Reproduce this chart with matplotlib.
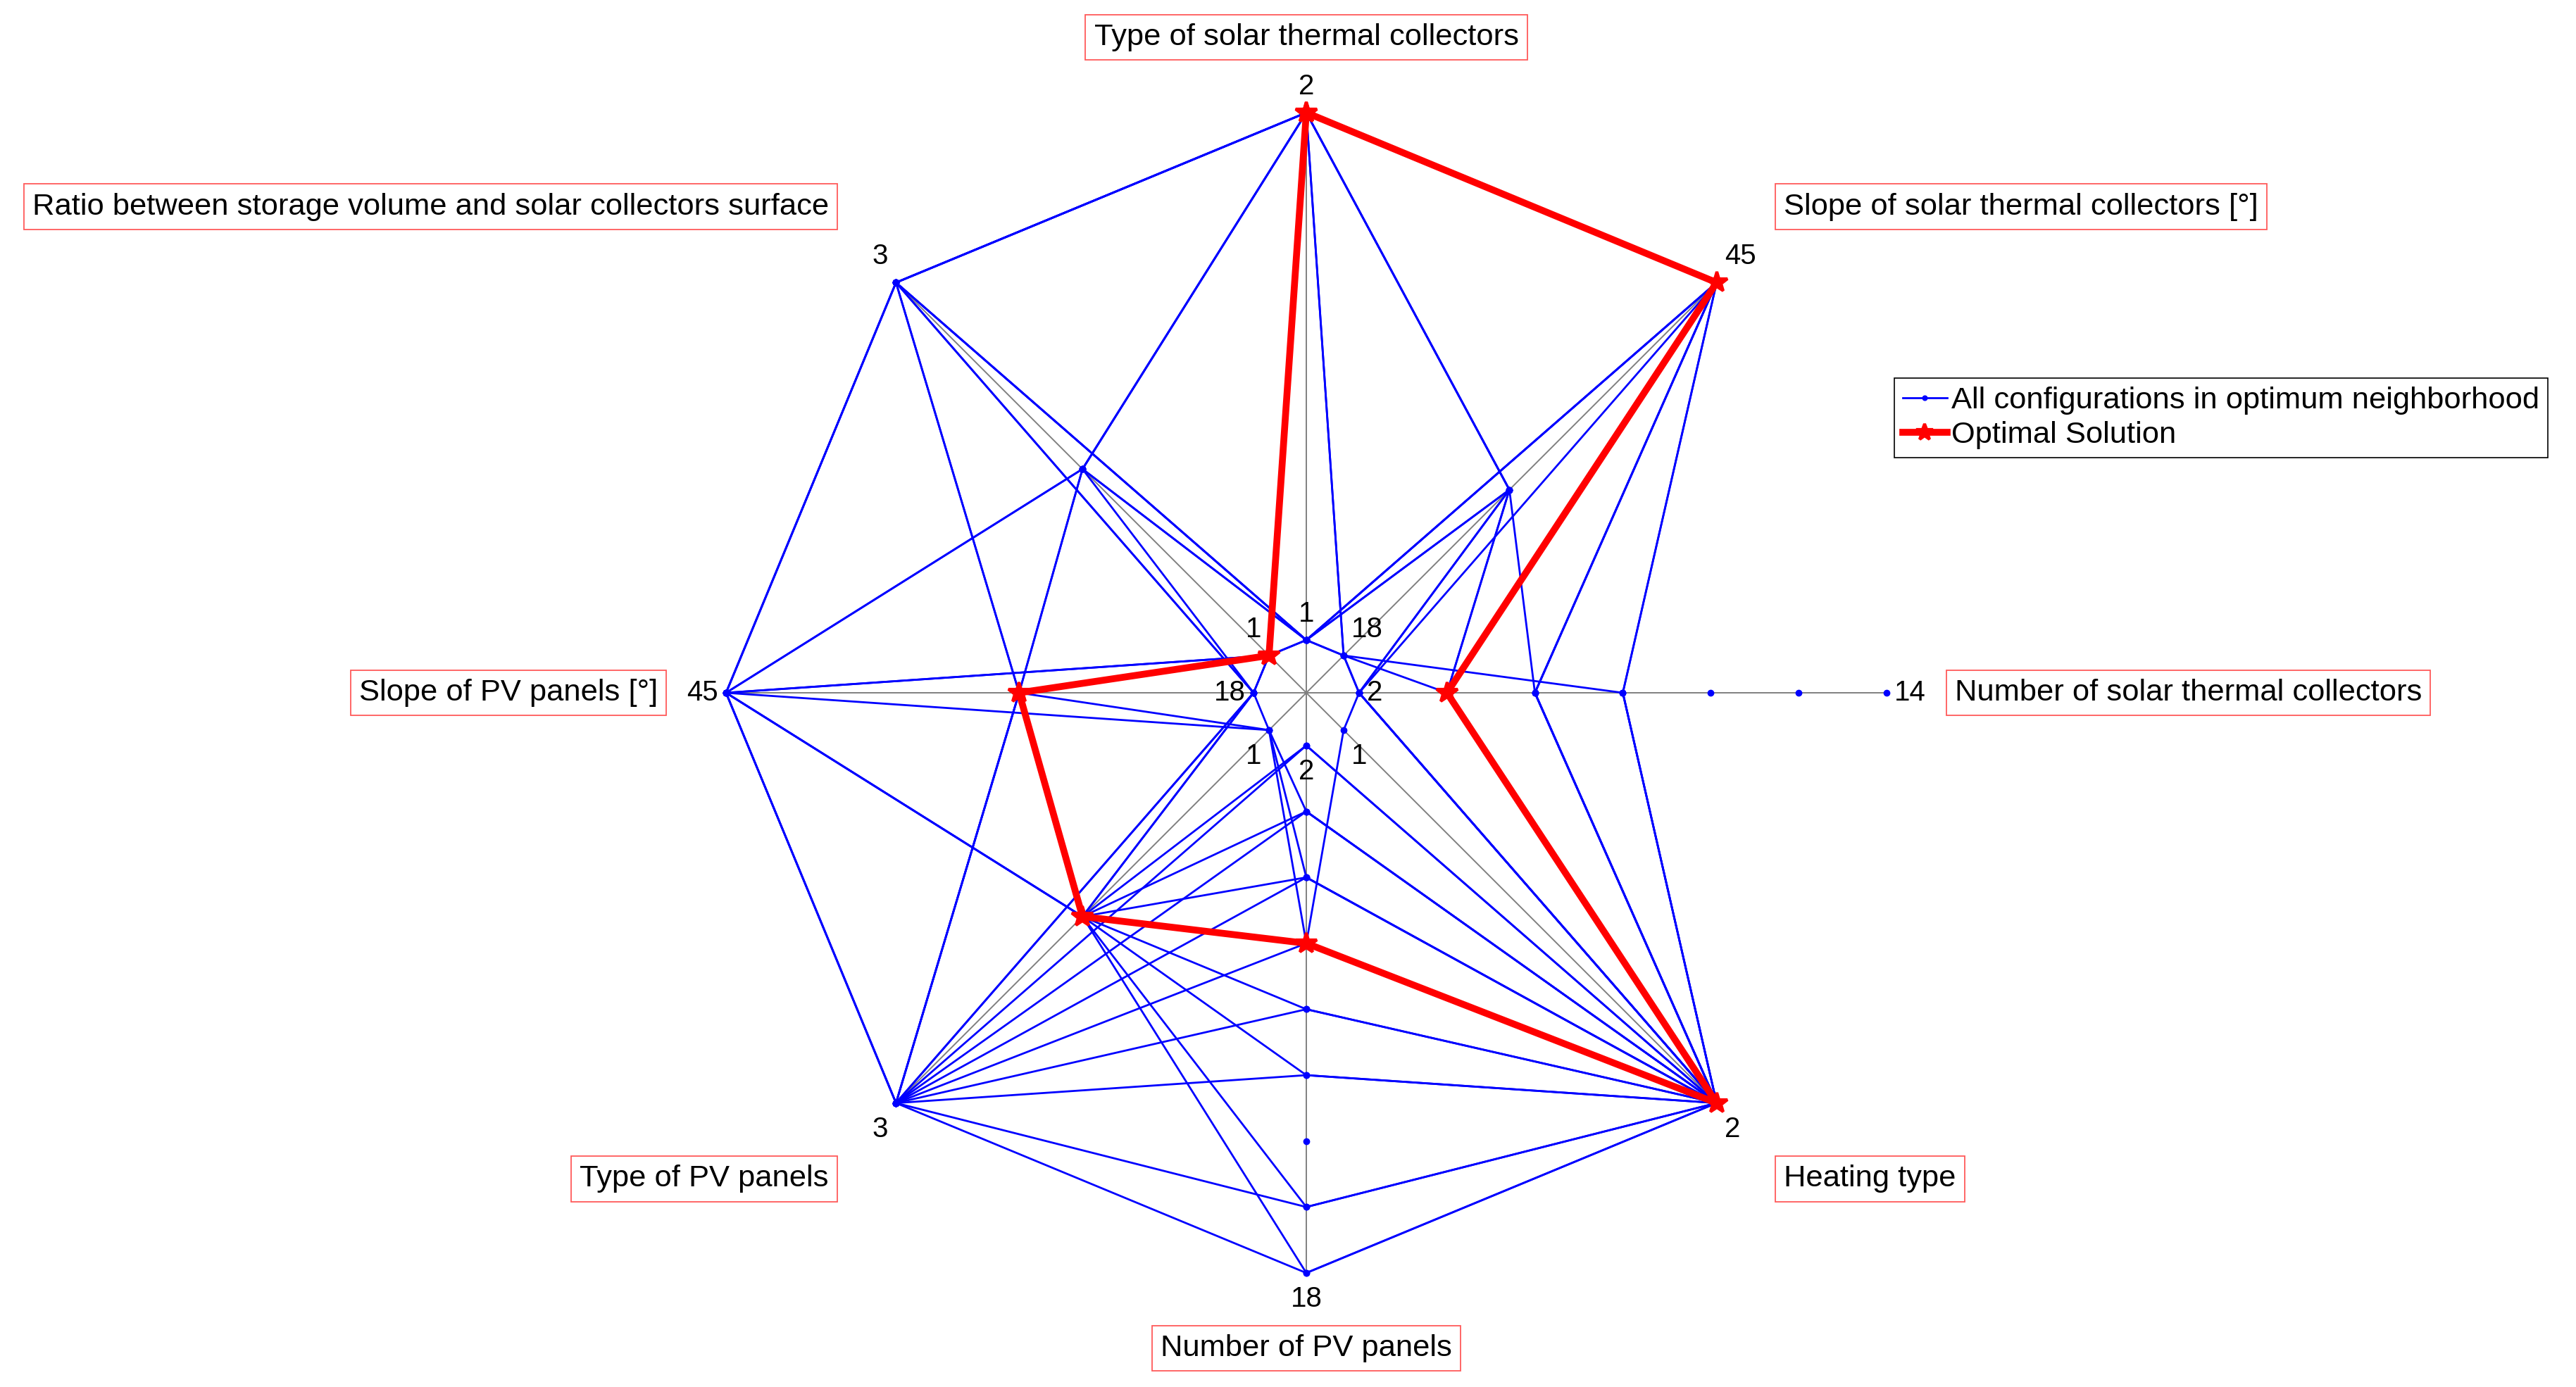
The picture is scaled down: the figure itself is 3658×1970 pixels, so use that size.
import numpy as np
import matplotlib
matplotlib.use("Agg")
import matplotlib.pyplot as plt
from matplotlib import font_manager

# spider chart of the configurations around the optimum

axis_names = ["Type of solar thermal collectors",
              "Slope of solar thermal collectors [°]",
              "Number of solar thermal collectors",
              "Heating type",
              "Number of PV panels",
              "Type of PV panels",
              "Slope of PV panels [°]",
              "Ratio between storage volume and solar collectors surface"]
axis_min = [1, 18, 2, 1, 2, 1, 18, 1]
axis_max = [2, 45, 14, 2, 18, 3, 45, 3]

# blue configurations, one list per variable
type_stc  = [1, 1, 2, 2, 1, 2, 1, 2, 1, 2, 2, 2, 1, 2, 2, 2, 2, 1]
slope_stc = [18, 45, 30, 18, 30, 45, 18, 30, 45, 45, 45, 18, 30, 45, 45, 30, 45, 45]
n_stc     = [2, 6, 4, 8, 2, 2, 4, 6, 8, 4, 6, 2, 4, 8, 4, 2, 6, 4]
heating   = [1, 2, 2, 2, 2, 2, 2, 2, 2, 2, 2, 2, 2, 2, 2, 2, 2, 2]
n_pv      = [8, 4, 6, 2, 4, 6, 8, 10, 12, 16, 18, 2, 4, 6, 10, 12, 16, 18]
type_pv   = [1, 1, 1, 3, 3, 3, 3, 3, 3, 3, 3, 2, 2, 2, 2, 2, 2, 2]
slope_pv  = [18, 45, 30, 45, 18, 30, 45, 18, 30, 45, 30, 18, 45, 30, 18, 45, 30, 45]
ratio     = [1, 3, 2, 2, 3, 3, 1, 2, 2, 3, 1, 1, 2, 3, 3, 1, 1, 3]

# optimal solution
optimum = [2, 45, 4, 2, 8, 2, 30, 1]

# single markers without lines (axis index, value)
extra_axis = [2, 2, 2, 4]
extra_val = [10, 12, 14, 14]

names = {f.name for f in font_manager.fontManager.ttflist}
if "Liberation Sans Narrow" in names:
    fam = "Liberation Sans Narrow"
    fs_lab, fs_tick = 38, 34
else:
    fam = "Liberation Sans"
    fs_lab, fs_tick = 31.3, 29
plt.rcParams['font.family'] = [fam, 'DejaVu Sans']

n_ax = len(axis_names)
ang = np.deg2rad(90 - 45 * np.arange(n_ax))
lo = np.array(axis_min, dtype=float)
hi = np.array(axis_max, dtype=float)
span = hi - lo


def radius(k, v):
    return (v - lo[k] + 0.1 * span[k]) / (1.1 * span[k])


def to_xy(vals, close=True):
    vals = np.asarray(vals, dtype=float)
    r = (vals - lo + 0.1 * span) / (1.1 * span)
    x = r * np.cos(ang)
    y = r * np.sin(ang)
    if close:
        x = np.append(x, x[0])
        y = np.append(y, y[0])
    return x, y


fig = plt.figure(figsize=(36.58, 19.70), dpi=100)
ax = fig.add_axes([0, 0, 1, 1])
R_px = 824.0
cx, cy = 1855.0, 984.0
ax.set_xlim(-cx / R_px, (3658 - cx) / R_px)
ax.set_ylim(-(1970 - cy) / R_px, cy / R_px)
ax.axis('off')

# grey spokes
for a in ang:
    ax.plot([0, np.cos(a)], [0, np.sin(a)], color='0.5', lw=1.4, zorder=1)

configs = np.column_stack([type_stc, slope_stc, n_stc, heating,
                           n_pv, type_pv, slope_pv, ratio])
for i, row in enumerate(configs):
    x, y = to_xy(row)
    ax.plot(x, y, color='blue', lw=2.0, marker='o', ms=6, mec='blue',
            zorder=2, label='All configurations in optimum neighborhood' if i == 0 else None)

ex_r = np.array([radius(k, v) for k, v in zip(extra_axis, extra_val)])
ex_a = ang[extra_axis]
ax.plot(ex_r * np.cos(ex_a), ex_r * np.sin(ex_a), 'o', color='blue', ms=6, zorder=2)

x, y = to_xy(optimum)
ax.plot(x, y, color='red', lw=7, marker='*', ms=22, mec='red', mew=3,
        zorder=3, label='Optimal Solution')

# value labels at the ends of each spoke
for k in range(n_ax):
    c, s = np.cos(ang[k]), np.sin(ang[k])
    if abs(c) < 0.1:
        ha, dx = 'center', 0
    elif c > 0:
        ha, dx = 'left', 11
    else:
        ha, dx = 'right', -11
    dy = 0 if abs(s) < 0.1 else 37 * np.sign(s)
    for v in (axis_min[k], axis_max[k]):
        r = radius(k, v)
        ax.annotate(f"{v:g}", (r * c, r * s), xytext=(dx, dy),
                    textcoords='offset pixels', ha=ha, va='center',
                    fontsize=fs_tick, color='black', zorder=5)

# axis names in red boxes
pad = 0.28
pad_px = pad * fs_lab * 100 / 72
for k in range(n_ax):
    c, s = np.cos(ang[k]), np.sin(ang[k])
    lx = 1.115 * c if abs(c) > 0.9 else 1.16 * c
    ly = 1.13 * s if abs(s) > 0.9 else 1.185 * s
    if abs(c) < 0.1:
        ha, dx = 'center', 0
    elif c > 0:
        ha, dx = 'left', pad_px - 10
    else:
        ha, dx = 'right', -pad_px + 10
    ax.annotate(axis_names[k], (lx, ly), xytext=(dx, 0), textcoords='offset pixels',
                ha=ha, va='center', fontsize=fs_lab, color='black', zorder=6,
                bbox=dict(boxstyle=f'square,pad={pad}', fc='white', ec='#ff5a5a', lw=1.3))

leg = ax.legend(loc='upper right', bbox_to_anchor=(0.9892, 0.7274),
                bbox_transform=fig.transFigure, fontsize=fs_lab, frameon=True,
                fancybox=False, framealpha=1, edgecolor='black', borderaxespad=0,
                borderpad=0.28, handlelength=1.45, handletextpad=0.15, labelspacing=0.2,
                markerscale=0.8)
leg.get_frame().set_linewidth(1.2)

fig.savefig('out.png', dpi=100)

Directive = Write out exactly the lines between the start of the data and the line with "extra_val = [10, 12, 14, 14]", including both, but none of the pictures.

Written solution =
Reproduce this chart with matplotlib.
The picture is scaled down: the figure itself is 3658×1970 pixels, so use that size.
import numpy as np
import matplotlib
matplotlib.use("Agg")
import matplotlib.pyplot as plt
from matplotlib import font_manager

# spider chart of the configurations around the optimum

axis_names = ["Type of solar thermal collectors",
              "Slope of solar thermal collectors [°]",
              "Number of solar thermal collectors",
              "Heating type",
              "Number of PV panels",
              "Type of PV panels",
              "Slope of PV panels [°]",
              "Ratio between storage volume and solar collectors surface"]
axis_min = [1, 18, 2, 1, 2, 1, 18, 1]
axis_max = [2, 45, 14, 2, 18, 3, 45, 3]

# blue configurations, one list per variable
type_stc  = [1, 1, 2, 2, 1, 2, 1, 2, 1, 2, 2, 2, 1, 2, 2, 2, 2, 1]
slope_stc = [18, 45, 30, 18, 30, 45, 18, 30, 45, 45, 45, 18, 30, 45, 45, 30, 45, 45]
n_stc     = [2, 6, 4, 8, 2, 2, 4, 6, 8, 4, 6, 2, 4, 8, 4, 2, 6, 4]
heating   = [1, 2, 2, 2, 2, 2, 2, 2, 2, 2, 2, 2, 2, 2, 2, 2, 2, 2]
n_pv      = [8, 4, 6, 2, 4, 6, 8, 10, 12, 16, 18, 2, 4, 6, 10, 12, 16, 18]
type_pv   = [1, 1, 1, 3, 3, 3, 3, 3, 3, 3, 3, 2, 2, 2, 2, 2, 2, 2]
slope_pv  = [18, 45, 30, 45, 18, 30, 45, 18, 30, 45, 30, 18, 45, 30, 18, 45, 30, 45]
ratio     = [1, 3, 2, 2, 3, 3, 1, 2, 2, 3, 1, 1, 2, 3, 3, 1, 1, 3]

# optimal solution
optimum = [2, 45, 4, 2, 8, 2, 30, 1]

# single markers without lines (axis index, value)
extra_axis = [2, 2, 2, 4]
extra_val = [10, 12, 14, 14]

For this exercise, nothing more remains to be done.